Problem statement: Begin with the first line of the material and copy each line word for word through the line that contains "minimum width=7.175cm, minimum"; the pictures are left out.

Collected material:

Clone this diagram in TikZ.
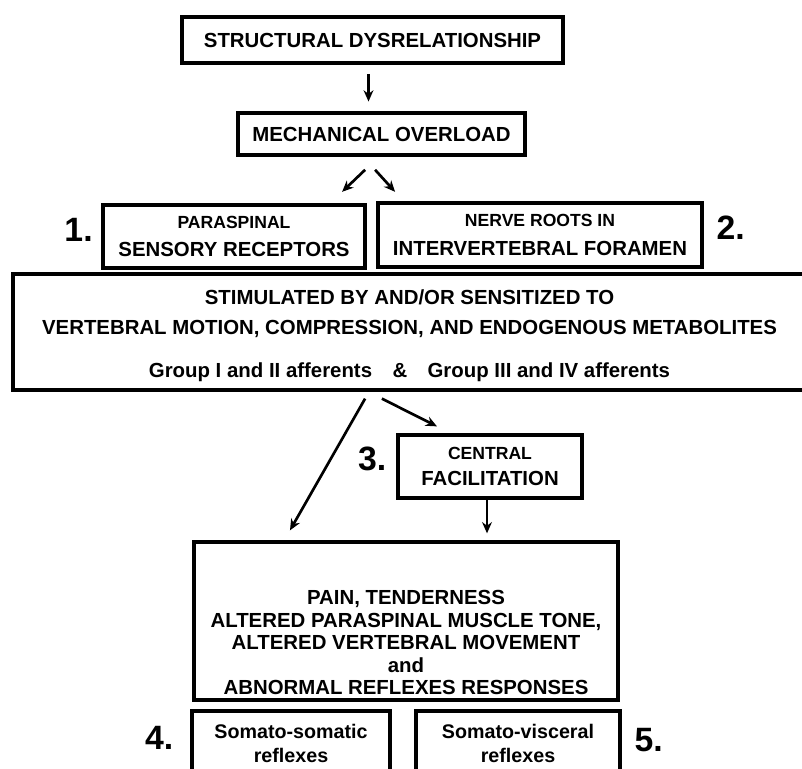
\documentclass[tikz,border=0pt]{standalone}
\usepackage{fontspec}
\setmainfont{Liberation Sans}
\usepackage{tikz}
\usetikzlibrary{arrows.meta,positioning}

\begin{document}
\begin{tikzpicture}[
    x=0.025cm, y=-0.025cm,
    box/.style={draw, line width=2.3pt, align=center, inner sep=0pt,
        font=\bfseries\fontsize{14.5}{20}\selectfont},
    num/.style={inner sep=0pt, font=\bfseries\fontsize{24}{24}\selectfont},
    arr/.style={-{Stealth[length=8pt,width=7pt]}, line width=1.9pt}
]
    \useasboundingbox (0,0) rectangle (802,769);
    \clip (0,0) rectangle (802,769);

    % Top of the chain
    \node[box, minimum width=9.525cm, minimum height=1.15cm] (top) at (372.5,40) {STRUCTURAL DYSRELATIONSHIP};
    \node[box, minimum width=7.175cm, minimum height=1.05cm] (mech) at (381.5,134) {MECHANICAL OVERLOAD};

    % The two receptor sites, numbered 1 and 2
    \node[box, minimum width=6.55cm, minimum height=1.575cm] (recept) at (234,236.5)
        {{\fontsize{12.5}{20}\selectfont PARASPINAL}\\SENSORY RECEPTORS};
    \node[box, minimum width=8.1cm, minimum height=1.6cm] (roots) at (540,235)
        {{\fontsize{12.5}{20}\selectfont NERVE ROOTS IN}\\INTERVERTEBRAL FORAMEN};
    \node[num, left=6pt of recept, yshift=4.5pt] {1.};
    \node[num, right=9pt of roots, yshift=5pt] {2.};

    % Wide box of stimuli
    \node[box, minimum width=19.825cm, minimum height=2.9cm, font=\bfseries\fontsize{14.5}{21.5}\selectfont] (stim) at (409.5,332)
        {\rule{0pt}{16pt}STIMULATED BY AND/OR SENSITIZED TO\\
         VERTEBRAL MOTION, COMPRESSION, AND ENDOGENOUS METABOLITES\\[9pt]
         Group I and II afferents\quad\&\quad Group III and IV afferents};

    % Central facilitation, number 3
    \node[box, minimum width=4.6cm, minimum height=1.575cm, font=\bfseries\fontsize{14.5}{18.5}\selectfont] (facil) at (490,466.5)
        {{\fontsize{12.5}{18.5}\selectfont CENTRAL}\\FACILITATION};
    \node[num, left=7pt of facil, yshift=5.5pt] {3.};

    % Effects
    \node[box, minimum width=10.6cm, minimum height=3.95cm, font=\bfseries\fontsize{14.5}{16}\selectfont] (effects) at (406,621)
        {\rule{0pt}{41pt}PAIN, TENDERNESS\\
         ALTERED PARASPINAL MUSCLE TONE,\\
         ALTERED VERTEBRAL MOVEMENT\\
         and\\
         ABNORMAL REFLEXES RESPONSES};

    % Reflexes, numbers 4 and 5
    \node[box, minimum width=4.95cm, minimum height=1.625cm, font=\bfseries\fontsize{14}{17.5}\selectfont] (somsom) at (291,743.5)
        {Somato-somatic\\reflexes};
    \node[box, minimum width=5.1cm, minimum height=1.625cm, font=\bfseries\fontsize{14}{17.5}\selectfont] (somvis) at (518,743.5)
        {Somato-visceral\\reflexes};
    \node[num, left=12pt of somsom, yshift=4pt] {4.};
    \node[num, right=9pt of somvis, yshift=2.5pt] {5.};

    % Arrows
    \draw[arr, shorten <=6.5pt, shorten >=7pt] ([xshift=-0.1cm]top.south) -- ([xshift=-0.1cm]top.south |- mech.north);
    \draw[arr] ([xshift=-0.41cm,yshift=-0.33cm]mech.south) -- ++(-23,22);
    \draw[arr] ([xshift=-0.16cm,yshift=-0.33cm]mech.south) -- ++(20,22);
    \draw[arr] ([xshift=-1.11cm,yshift=-0.175cm]stim.south) -- ([xshift=-2.9cm,yshift=0.25cm]effects.north);
    \draw[arr] ([xshift=-0.69cm,yshift=-0.175cm]stim.south) -- ([xshift=-1.325cm,yshift=0.175cm]facil.north);
    \draw[arr, shorten >=5pt] ([xshift=-0.075cm]facil.south) -- ([xshift=-0.075cm]facil.south |- effects.north);
\end{tikzpicture}
\end{document}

Response to the exercise:
Clone this diagram in TikZ.
\documentclass[tikz,border=0pt]{standalone}
\usepackage{fontspec}
\setmainfont{Liberation Sans}
\usepackage{tikz}
\usetikzlibrary{arrows.meta,positioning}

\begin{document}
\begin{tikzpicture}[
    x=0.025cm, y=-0.025cm,
    box/.style={draw, line width=2.3pt, align=center, inner sep=0pt,
        font=\bfseries\fontsize{14.5}{20}\selectfont},
    num/.style={inner sep=0pt, font=\bfseries\fontsize{24}{24}\selectfont},
    arr/.style={-{Stealth[length=8pt,width=7pt]}, line width=1.9pt}
]
    \useasboundingbox (0,0) rectangle (802,769);
    \clip (0,0) rectangle (802,769);

    % Top of the chain
    \node[box, minimum width=9.525cm, minimum height=1.15cm] (top) at (372.5,40) {STRUCTURAL DYSRELATIONSHIP};
    \node[box, minimum width=7.175cm, minimum height=1.05cm] (mech) at (381.5,134) {MECHANICAL OVERLOAD};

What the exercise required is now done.